One of the most stressful aspects of looking for a developer job is prepping for technical interviews. Often it’s the problem solving questions that keep candidates up late at night. These problems aren’t geared towards your knowledge of a particular language–the recruiter would expect you to already have a certain level of expertise in a language. Rather, the technical interview tests your problem solving process. How do you think about a problem? Do you communicate effectively, or do you simply internalize a problem?
Though you generally don’t need to have a strong mathematics background to succeed in coding challenges, it helps to know the basics. For example, it would be helpful to know what prime numbers are if you’re asked to list a series of prime numbers in a challenge. Math.com is a great review site that presents a simplified overview of concepts.
Below, we’ve listed sites that provide challenges that will help you sharpen your problem solving skills. But to build good habits, you should practice communicating your thoughts out loud, as if someone were in the room with you.
If you’re not looking for the bells and whistles of community based code challenge sites, then Project Euler is the best website to find a range of challenges. There are 663 problems on the site for you to bang your brain against. Many of these problems are fair game in a technical interview.
Kattis positions itself as a platform for companies, schools, and problem solvers. Problem-solvers specifically get to select from a list of alphabetically ordered problems. The website also offers a leaderboard of its top 100 users. Like many other code competition sites, the top coders can then attract employers.
Codility for Programmers is an extension to the technical recruitment platform. The real value of this website is their lesson plan, which walks you through challenges based on topics like sorting, time complexity, and search algorithms. Every once in a while, Codility also offers challenges that can earn you a “Codility award.” The submissions are tested for correctness and performance. Awards of silver and gold are given to the runner up and top solution respectively.
Hacker Rank is the grand daddy of code challenge websites. If you have the misfortune of stumbling upon the website’s front page, it can be hard to notice that fact due to the way it markets itself as a job matching site. If you make your way to Hacker Rank’s dashboard, however, you’ll find a trove of tutorials that focus on algorithms, data structures, and mathematics. Due to the sites popularity, gaining recognition on the site by participating in competitions can also get you noticed by employers.
Tech Gig is structured like most other code challenge websites. Though, the barrier to entry for Tech Gig is much more apparent. Hacker Rank requires a login to access challenges and practice problems, but Tech Gig requires a log in from the get-go. The only options for registration are professional and student–and nothing in between. Otherwise, the website offers a nice self evaluation mode that can help inform you about the skills you need to improve upon.
Code Chef is an excellent site for competition due, in large part, to their community.
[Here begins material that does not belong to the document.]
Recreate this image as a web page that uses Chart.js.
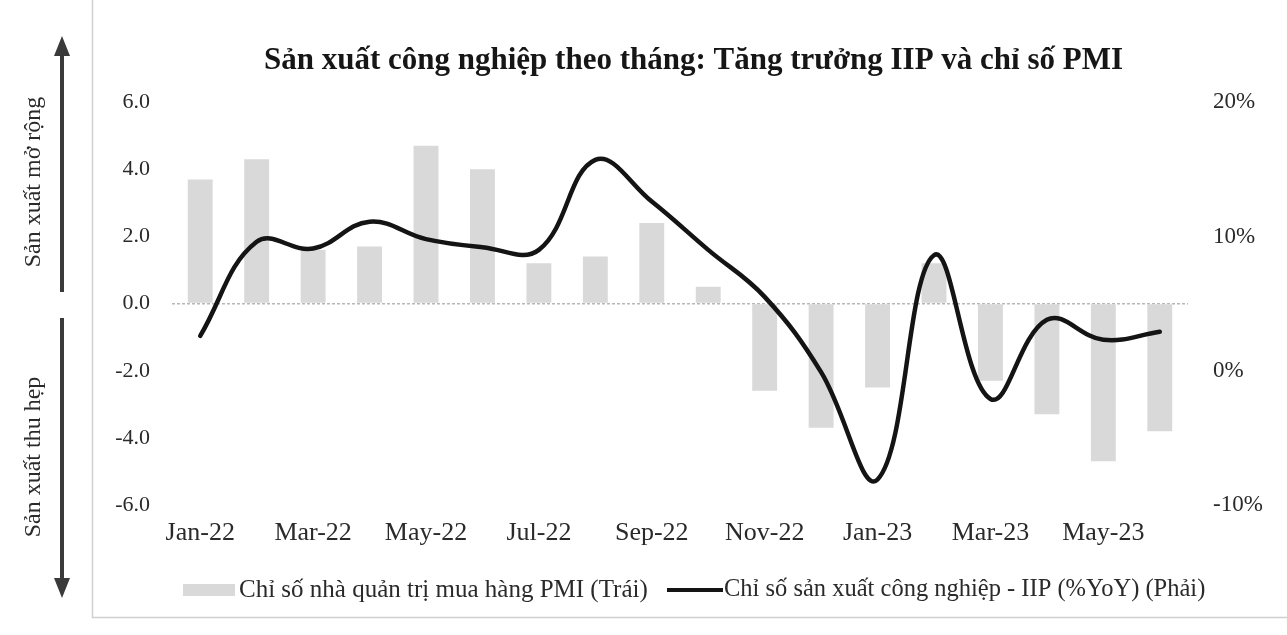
<!DOCTYPE html>
<html>
<head>
<meta charset="utf-8">
<script src="https://cdn.jsdelivr.net/npm/chart.js@4.4.1/dist/chart.umd.min.js"></script>
<style>
  html, body { margin: 0; padding: 0; background: #ffffff; }
  #wrap { position: relative; width: 1287px; height: 635px; }
  canvas { position: absolute; left: 0; top: 0; }
</style>
</head>
<body>
<div id="wrap"><canvas id="c" width="1287" height="635"></canvas></div>
<script>
// ---- Data ----
const months = ["Jan-22","Feb-22","Mar-22","Apr-22","May-22","Jun-22","Jul-22","Aug-22","Sep-22","Oct-22","Nov-22","Dec-22","Jan-23","Feb-23","Mar-23","Apr-23","May-23","Jun-23"];
const pmiValues = [3.7, 4.3, 1.6, 1.7, 4.7, 4.0, 1.2, 1.4, 2.4, 0.5, -2.6, -3.7, -2.5, 1.2, -2.3, -3.3, -4.7, -3.8];
const iipValues = [2.6, 9.6, 9.1, 11.1, 9.8, 9.2, 9.0, 15.7, 12.6, 9.0, 5.5, -0.1, -8.1, 8.6, -2.1, 3.8, 2.3, 2.9];
const leftTicks = [-6, -4, -2, 0, 2, 4, 6];
const rightTicks = [-10, 0, 10, 20];
const titleText = "Sản xuất công nghiệp theo tháng: Tăng trưởng IIP và chỉ số PMI";
const pmiLabel = "Chỉ số nhà quản trị mua hàng PMI (Trái)";
const iipLabel = "Chỉ số sản xuất công nghiệp - IIP (%YoY) (Phải)";
const upLabel = "Sản xuất mở rộng";
const downLabel = "Sản xuất thu hẹp";

const SERIF = "'Liberation Serif', 'DejaVu Serif', serif";
const TEXT = '#2a2a2a';
const BAR = '#d9d9d9';

// ---- Decorations: frame, side arrows, legend ----
const decor = {
  id: 'decor',
  beforeDraw(chart) {
    const ctx = chart.ctx;
    ctx.save();
    ctx.fillStyle = '#ffffff';
    ctx.fillRect(0, 0, chart.width, chart.height);
    ctx.strokeStyle = '#d0d0d0';
    ctx.lineWidth = 1.5;
    ctx.beginPath();
    ctx.moveTo(92.5, 0);
    ctx.lineTo(92.5, 617.5);
    ctx.lineTo(1287, 617.5);
    ctx.stroke();
    ctx.restore();
  },
  afterDraw(chart) {
    const ctx = chart.ctx;
    ctx.save();
    // side arrows
    const ax = 62;
    ctx.strokeStyle = '#3a3a3a';
    ctx.fillStyle = '#3a3a3a';
    ctx.lineWidth = 4;
    ctx.beginPath();
    ctx.moveTo(ax, 52); ctx.lineTo(ax, 292);
    ctx.moveTo(ax, 318); ctx.lineTo(ax, 582);
    ctx.stroke();
    ctx.beginPath();
    ctx.moveTo(ax, 36); ctx.lineTo(ax - 8, 56); ctx.lineTo(ax + 8, 56); ctx.closePath();
    ctx.fill();
    ctx.beginPath();
    ctx.moveTo(ax, 598); ctx.lineTo(ax - 8, 578); ctx.lineTo(ax + 8, 578); ctx.closePath();
    ctx.fill();
    // rotated labels
    ctx.fillStyle = TEXT;
    ctx.font = "24px " + SERIF;
    ctx.textAlign = 'center';
    ctx.textBaseline = 'middle';
    [[upLabel, 182], [downLabel, 457]].forEach(([t, cy]) => {
      ctx.save();
      ctx.translate(34, cy);
      ctx.rotate(-Math.PI / 2);
      ctx.fillText(t, 0, 0);
      ctx.restore();
    });
    // legend
    const ly = 590;
    const bar = chart.data.datasets[1];
    const line = chart.data.datasets[0];
    ctx.fillStyle = bar.backgroundColor;
    ctx.fillRect(183, ly - 6, 52, 12);
    ctx.strokeStyle = line.borderColor;
    ctx.lineWidth = 4;
    ctx.beginPath();
    ctx.moveTo(667, ly); ctx.lineTo(723, ly);
    ctx.stroke();
    ctx.fillStyle = TEXT;
    ctx.textAlign = 'left';
    ctx.textBaseline = 'middle';
    ctx.font = "25px " + SERIF;
    ctx.fillText(bar.label, 239, ly);
    ctx.font = "24.5px " + SERIF;
    ctx.fillText(line.label, 724, ly);
    ctx.restore();
  }
};

new Chart(document.getElementById('c'), {
  type: 'bar',
  data: {
    labels: months,
    datasets: [
      {
        type: 'line',
        label: iipLabel,
        data: iipValues,
        yAxisID: 'y1',
        borderColor: '#141414',
        backgroundColor: '#141414',
        borderWidth: 4.5,
        tension: 0.4,
        pointRadius: 0,
        borderCapStyle: 'round',
        order: 0
      },
      {
        type: 'bar',
        label: pmiLabel,
        data: pmiValues,
        yAxisID: 'y',
        backgroundColor: BAR,
        barPercentage: 0.9,
        categoryPercentage: 0.49,
        order: 1
      }
    ]
  },
  options: {
    responsive: false,
    animation: false,
    devicePixelRatio: 1,
    layout: { padding: { left: 100, right: 0, top: 0, bottom: 85 } },
    plugins: {
      legend: { display: false },
      tooltip: { enabled: false },
      title: {
        display: true,
        text: titleText,
        color: '#161616',
        font: { family: SERIF, size: 31, weight: 'bold' },
        padding: { top: 42, bottom: 23 }
      }
    },
    scales: {
      x: {
        offset: true,
        grid: { display: false, drawTicks: false },
        border: { display: false },
        ticks: {
          autoSkip: false,
          maxRotation: 0,
          padding: 13,
          color: TEXT,
          font: { family: SERIF, size: 26 },
          callback: function (v, i) { return i % 2 === 0 ? months[i] : ''; }
        },
        afterFit: function (s) { s.height = 45; }
      },
      y: {
        position: 'left',
        min: leftTicks[0],
        max: leftTicks[leftTicks.length - 1],
        afterBuildTicks: function (s) { s.ticks = leftTicks.map(v => ({ value: v })); },
        grid: {
          drawTicks: false,
          color: function (c) { return c.tick && c.tick.value === 0 ? '#b8b8b8' : 'rgba(0,0,0,0)'; },
          lineWidth: 1.5
        },
        border: { display: false, dash: [3, 2] },
        ticks: {
          padding: 22,
          color: TEXT,
          font: { family: SERIF, size: 22 },
          callback: function (v) { return Number(v).toFixed(1); }
        },
        afterFit: function (s) { s.width = 72; }
      },
      y1: {
        position: 'right',
        min: rightTicks[0],
        max: rightTicks[rightTicks.length - 1],
        afterBuildTicks: function (s) { s.ticks = rightTicks.map(v => ({ value: v })); },
        grid: { display: false, drawTicks: false },
        border: { display: false },
        ticks: {
          padding: 25,
          color: TEXT,
          font: { family: SERIF, size: 23 },
          callback: function (v) { return v + '%'; }
        },
        afterFit: function (s) { s.width = 99; }
      }
    }
  },
  plugins: [decor]
});
</script>
</body>
</html>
There are usually a few contests to whet your problem-solving appetite and these contests can be hosted by anyone in the Code Chef community. What’s also great is the Stack Overflow-esque question board that sits on the home page, reminding you of the help that the community is willing to offer to its struggling members. There’s also a practice section that groups problems into beginner, easy, medium, and hard.
What makes this website stand out from the rest is that the community offers real world interview questions for you to sink your teeth into. These questions are divided into system design, object-oriented design, operating systems, algorithms, databases, and shell. The practice challenges can be accessed immediately without the need to log in. You can get right to solving challenges that range from easy to hard. Another nice bonus is the built in editor that allows you to do everything in the browser. It must be noted that certain challenges require a premium account to access them, but those premium challenges are few in number.
Of all the problem-solving/challenge sites listed here, Code Wars has the biggest barrier to entry; you have to prove that you know the rudiments of your language of choice before you can proceed. However, the challenge is incredibly easy and functions as more of an inside joke. Once you sign up, you have the option of choosing a skill level ranging from learner to senior developer. There are a bevy of “katas” or challenges to choose from. Challenges are devised by the community. Code Wars provides arguably the best problem solving platform. You have a customizable editor along with pre-written tests that help you get into a real world problem-solving mindset.